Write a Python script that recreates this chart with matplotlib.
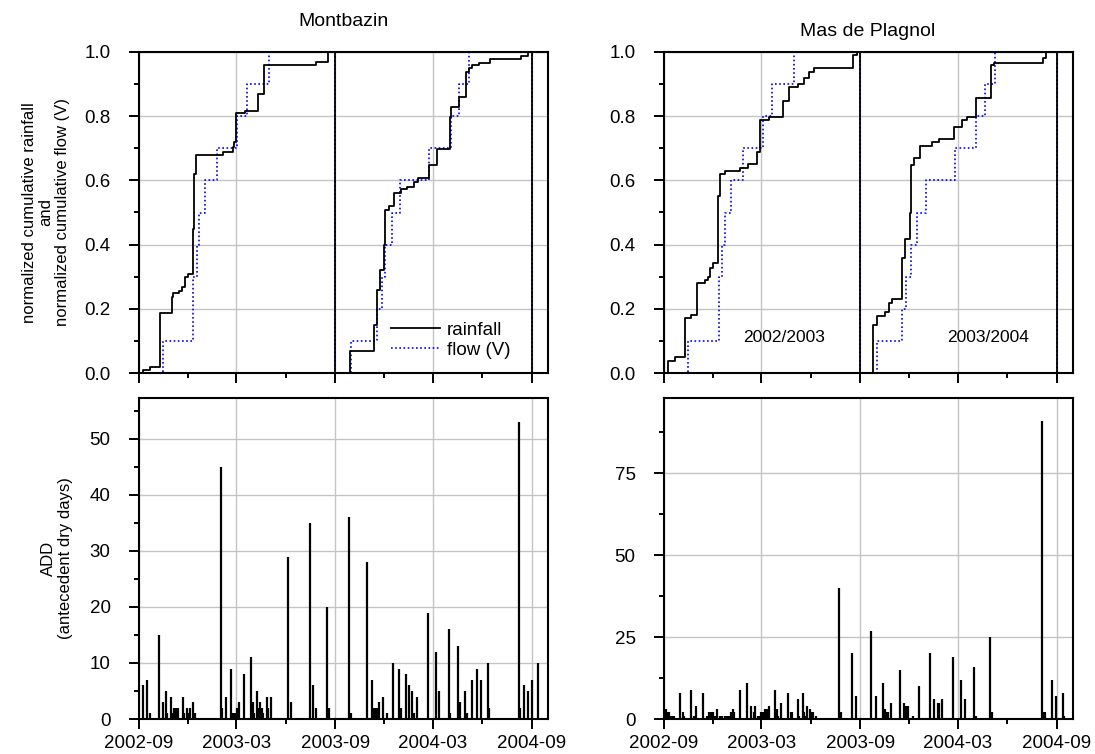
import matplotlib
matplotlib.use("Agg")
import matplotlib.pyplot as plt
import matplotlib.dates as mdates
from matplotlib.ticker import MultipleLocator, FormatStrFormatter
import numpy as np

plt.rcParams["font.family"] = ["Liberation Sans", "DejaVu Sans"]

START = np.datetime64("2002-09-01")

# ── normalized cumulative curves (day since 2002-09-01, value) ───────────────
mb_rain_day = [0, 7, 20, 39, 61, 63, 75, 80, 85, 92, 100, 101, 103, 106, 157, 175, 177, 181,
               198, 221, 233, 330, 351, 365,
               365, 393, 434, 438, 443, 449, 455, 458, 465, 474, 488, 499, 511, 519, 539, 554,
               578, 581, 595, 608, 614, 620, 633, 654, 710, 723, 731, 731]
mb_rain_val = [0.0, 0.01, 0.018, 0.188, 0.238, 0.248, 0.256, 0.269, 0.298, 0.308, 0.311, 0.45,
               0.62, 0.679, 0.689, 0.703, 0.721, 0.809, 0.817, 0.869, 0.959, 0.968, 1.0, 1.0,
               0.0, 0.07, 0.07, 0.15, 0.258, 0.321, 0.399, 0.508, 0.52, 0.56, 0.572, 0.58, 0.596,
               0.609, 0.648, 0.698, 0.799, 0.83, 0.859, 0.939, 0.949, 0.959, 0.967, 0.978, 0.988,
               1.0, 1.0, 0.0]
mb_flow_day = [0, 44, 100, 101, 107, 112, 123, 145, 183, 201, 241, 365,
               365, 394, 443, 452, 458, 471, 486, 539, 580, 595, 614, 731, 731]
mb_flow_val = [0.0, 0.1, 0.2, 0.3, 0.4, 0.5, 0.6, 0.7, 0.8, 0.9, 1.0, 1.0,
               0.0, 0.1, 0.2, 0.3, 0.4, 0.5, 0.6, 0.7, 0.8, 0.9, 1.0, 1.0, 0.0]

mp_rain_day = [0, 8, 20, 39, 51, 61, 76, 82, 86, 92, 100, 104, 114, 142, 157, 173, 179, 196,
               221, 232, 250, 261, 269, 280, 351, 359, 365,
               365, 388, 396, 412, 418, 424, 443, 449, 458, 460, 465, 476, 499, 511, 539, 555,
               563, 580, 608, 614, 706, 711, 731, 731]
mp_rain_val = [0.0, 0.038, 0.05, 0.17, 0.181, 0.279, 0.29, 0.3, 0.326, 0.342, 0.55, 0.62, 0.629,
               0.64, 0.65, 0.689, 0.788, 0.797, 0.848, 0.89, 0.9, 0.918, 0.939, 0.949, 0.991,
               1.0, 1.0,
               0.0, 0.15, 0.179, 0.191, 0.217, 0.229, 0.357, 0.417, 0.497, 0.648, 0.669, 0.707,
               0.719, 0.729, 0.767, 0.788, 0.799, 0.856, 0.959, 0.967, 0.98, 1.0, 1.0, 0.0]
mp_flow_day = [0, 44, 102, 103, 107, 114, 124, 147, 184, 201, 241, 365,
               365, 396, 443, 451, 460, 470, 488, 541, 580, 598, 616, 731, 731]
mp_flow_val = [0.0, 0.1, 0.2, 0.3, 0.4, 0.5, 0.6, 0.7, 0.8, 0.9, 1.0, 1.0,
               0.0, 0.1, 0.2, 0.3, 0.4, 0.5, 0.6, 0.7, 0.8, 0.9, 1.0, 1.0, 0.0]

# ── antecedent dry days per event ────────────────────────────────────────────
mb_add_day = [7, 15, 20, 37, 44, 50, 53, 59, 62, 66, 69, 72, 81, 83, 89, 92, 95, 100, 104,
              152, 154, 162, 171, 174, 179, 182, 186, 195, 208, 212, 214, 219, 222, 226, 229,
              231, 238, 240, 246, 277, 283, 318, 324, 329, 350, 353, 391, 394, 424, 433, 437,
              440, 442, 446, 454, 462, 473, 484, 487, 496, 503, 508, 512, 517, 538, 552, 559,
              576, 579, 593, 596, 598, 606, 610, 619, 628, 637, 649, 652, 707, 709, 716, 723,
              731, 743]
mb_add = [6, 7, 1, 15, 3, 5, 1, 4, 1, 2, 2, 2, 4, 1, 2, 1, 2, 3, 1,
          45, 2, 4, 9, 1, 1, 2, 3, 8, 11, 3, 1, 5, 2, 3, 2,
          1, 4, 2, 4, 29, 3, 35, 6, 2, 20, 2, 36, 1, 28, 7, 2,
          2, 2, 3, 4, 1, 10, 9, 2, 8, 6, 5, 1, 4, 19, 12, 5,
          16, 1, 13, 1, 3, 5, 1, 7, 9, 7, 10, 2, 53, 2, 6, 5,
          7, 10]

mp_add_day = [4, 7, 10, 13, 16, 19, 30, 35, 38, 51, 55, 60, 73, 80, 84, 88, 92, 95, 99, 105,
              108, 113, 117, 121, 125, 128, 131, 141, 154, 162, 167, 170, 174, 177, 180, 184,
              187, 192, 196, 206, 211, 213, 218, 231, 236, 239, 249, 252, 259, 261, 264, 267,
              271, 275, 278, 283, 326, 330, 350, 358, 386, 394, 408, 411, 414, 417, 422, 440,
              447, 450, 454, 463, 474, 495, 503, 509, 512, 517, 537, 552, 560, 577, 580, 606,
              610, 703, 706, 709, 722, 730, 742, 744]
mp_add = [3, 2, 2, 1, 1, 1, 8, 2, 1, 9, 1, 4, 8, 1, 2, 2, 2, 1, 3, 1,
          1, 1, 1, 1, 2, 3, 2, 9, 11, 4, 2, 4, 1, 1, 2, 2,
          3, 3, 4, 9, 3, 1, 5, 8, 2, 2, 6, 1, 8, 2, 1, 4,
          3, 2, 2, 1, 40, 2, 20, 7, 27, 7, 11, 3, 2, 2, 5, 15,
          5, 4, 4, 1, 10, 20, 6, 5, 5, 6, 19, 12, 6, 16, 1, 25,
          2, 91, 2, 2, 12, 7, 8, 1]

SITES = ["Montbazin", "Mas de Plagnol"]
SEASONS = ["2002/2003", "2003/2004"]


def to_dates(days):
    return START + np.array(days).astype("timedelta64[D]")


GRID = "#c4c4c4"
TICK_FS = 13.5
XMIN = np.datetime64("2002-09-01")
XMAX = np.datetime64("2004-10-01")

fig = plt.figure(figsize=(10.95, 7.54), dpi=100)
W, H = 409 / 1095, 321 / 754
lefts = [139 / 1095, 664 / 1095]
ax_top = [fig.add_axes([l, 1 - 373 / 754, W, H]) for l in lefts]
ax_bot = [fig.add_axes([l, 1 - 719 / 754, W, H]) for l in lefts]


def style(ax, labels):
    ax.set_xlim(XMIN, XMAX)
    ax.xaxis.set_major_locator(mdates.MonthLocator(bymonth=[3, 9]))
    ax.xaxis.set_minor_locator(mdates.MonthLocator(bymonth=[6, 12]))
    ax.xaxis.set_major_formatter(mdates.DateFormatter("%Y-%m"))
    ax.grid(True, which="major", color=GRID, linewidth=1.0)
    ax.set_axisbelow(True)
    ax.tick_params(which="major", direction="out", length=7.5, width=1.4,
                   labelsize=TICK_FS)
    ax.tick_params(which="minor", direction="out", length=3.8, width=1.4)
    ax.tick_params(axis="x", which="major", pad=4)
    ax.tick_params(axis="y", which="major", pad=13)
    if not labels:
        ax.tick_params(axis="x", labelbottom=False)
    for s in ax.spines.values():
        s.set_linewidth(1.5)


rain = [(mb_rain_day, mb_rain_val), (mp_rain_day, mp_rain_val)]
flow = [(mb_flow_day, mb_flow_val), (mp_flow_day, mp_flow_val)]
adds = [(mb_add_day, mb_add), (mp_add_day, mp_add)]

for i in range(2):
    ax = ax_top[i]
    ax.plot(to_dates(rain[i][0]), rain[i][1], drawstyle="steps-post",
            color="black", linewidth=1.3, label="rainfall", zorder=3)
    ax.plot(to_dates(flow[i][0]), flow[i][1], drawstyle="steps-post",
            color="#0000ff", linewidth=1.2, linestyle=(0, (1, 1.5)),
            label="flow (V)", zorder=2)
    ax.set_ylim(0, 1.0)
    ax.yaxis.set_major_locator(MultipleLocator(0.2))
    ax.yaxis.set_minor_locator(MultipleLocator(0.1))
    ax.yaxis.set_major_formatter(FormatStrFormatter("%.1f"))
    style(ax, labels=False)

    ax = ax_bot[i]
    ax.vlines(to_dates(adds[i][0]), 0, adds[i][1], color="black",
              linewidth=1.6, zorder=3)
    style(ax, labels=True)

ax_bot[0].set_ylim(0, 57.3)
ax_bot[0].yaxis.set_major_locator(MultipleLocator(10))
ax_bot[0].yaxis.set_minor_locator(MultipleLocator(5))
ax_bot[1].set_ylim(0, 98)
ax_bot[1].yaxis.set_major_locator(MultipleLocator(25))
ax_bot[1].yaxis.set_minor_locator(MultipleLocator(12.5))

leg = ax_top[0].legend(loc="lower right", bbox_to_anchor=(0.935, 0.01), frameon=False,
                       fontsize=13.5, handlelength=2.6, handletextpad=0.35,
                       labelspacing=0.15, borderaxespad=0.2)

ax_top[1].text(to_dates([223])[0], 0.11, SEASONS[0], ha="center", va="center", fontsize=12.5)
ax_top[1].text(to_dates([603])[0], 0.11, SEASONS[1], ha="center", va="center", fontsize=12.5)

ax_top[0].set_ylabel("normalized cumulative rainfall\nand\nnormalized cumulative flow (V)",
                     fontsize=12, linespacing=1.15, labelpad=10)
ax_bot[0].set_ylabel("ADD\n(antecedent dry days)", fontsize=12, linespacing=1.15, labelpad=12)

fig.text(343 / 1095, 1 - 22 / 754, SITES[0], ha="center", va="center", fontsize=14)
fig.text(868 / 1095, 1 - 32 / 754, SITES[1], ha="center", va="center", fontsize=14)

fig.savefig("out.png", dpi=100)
^^^^^^^^
§ **Instruction**: Work through the data and report how many of its lines hold the word "matplotlib", giving only the figure.

§ **Exercise answer**: 6